Work to do: Copy out all the lines exactly. Omit pictures.

Information shown:
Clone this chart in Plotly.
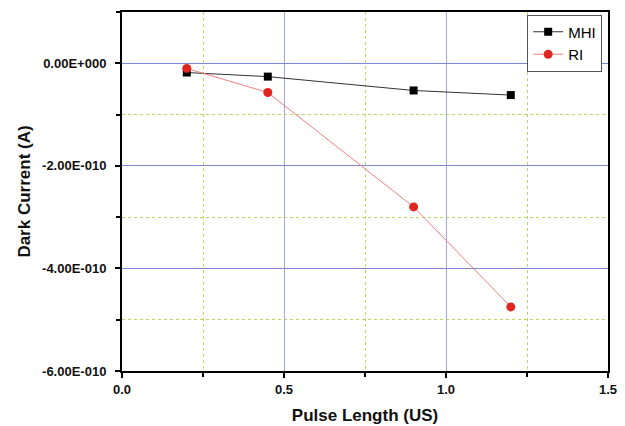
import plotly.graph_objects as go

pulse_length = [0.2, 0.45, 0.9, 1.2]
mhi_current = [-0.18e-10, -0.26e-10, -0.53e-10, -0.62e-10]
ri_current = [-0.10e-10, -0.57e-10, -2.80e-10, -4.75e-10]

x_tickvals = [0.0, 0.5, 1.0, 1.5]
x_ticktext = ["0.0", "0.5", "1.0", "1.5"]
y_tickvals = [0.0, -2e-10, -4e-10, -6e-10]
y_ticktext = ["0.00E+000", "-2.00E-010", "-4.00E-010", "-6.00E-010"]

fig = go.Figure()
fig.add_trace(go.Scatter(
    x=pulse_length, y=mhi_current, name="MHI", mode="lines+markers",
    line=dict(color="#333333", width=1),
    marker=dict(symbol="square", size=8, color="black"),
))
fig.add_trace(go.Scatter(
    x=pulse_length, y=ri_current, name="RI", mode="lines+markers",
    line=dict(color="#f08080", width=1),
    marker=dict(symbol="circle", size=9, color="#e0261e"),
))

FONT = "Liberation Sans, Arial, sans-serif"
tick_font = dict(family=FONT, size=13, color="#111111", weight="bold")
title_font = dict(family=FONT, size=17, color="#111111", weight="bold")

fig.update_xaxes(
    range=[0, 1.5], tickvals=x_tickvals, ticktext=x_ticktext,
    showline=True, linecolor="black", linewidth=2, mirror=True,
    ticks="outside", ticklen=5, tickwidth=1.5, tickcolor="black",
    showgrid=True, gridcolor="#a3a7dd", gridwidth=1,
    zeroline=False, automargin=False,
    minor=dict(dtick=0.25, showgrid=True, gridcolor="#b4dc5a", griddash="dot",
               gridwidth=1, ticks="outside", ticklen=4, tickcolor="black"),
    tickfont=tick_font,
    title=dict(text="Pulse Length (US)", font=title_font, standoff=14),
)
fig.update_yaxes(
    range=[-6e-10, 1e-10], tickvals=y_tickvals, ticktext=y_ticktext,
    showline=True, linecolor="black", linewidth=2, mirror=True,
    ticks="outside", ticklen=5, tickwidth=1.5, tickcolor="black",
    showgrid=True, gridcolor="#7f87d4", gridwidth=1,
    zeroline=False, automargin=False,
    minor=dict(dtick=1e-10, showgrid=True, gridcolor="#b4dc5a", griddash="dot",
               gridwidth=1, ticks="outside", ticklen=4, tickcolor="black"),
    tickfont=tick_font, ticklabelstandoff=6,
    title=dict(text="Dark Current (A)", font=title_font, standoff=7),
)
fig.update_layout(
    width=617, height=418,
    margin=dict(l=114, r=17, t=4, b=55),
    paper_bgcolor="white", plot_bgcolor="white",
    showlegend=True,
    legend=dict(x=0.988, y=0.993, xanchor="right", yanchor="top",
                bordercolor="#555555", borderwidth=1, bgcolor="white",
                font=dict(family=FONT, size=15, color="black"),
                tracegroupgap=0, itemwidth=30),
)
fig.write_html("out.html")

Solution for this exercise:
Clone this chart in Plotly.
import plotly.graph_objects as go

pulse_length = [0.2, 0.45, 0.9, 1.2]
mhi_current = [-0.18e-10, -0.26e-10, -0.53e-10, -0.62e-10]
ri_current = [-0.10e-10, -0.57e-10, -2.80e-10, -4.75e-10]

x_tickvals = [0.0, 0.5, 1.0, 1.5]
x_ticktext = ["0.0", "0.5", "1.0", "1.5"]
y_tickvals = [0.0, -2e-10, -4e-10, -6e-10]
y_ticktext = ["0.00E+000", "-2.00E-010", "-4.00E-010", "-6.00E-010"]

fig = go.Figure()
fig.add_trace(go.Scatter(
    x=pulse_length, y=mhi_current, name="MHI", mode="lines+markers",
    line=dict(color="#333333", width=1),
    marker=dict(symbol="square", size=8, color="black"),
))
fig.add_trace(go.Scatter(
    x=pulse_length, y=ri_current, name="RI", mode="lines+markers",
    line=dict(color="#f08080", width=1),
    marker=dict(symbol="circle", size=9, color="#e0261e"),
))

FONT = "Liberation Sans, Arial, sans-serif"
tick_font = dict(family=FONT, size=13, color="#111111", weight="bold")
title_font = dict(family=FONT, size=17, color="#111111", weight="bold")

fig.update_xaxes(
    range=[0, 1.5], tickvals=x_tickvals, ticktext=x_ticktext,
    showline=True, linecolor="black", linewidth=2, mirror=True,
    ticks="outside", ticklen=5, tickwidth=1.5, tickcolor="black",
    showgrid=True, gridcolor="#a3a7dd", gridwidth=1,
    zeroline=False, automargin=False,
    minor=dict(dtick=0.25, showgrid=True, gridcolor="#b4dc5a", griddash="dot",
               gridwidth=1, ticks="outside", ticklen=4, tickcolor="black"),
    tickfont=tick_font,
    title=dict(text="Pulse Length (US)", font=title_font, standoff=14),
)
fig.update_yaxes(
    range=[-6e-10, 1e-10], tickvals=y_tickvals, ticktext=y_ticktext,
    showline=True, linecolor="black", linewidth=2, mirror=True,
    ticks="outside", ticklen=5, tickwidth=1.5, tickcolor="black",
    showgrid=True, gridcolor="#7f87d4", gridwidth=1,
    zeroline=False, automargin=False,
    minor=dict(dtick=1e-10, showgrid=True, gridcolor="#b4dc5a", griddash="dot",
               gridwidth=1, ticks="outside", ticklen=4, tickcolor="black"),
    tickfont=tick_font, ticklabelstandoff=6,
    title=dict(text="Dark Current (A)", font=title_font, standoff=7),
)
fig.update_layout(
    width=617, height=418,
    margin=dict(l=114, r=17, t=4, b=55),
    paper_bgcolor="white", plot_bgcolor="white",
    showlegend=True,
    legend=dict(x=0.988, y=0.993, xanchor="right", yanchor="top",
                bordercolor="#555555", borderwidth=1, bgcolor="white",
                font=dict(family=FONT, size=15, color="black"),
                tracegroupgap=0, itemwidth=30),
)
fig.write_html("out.html")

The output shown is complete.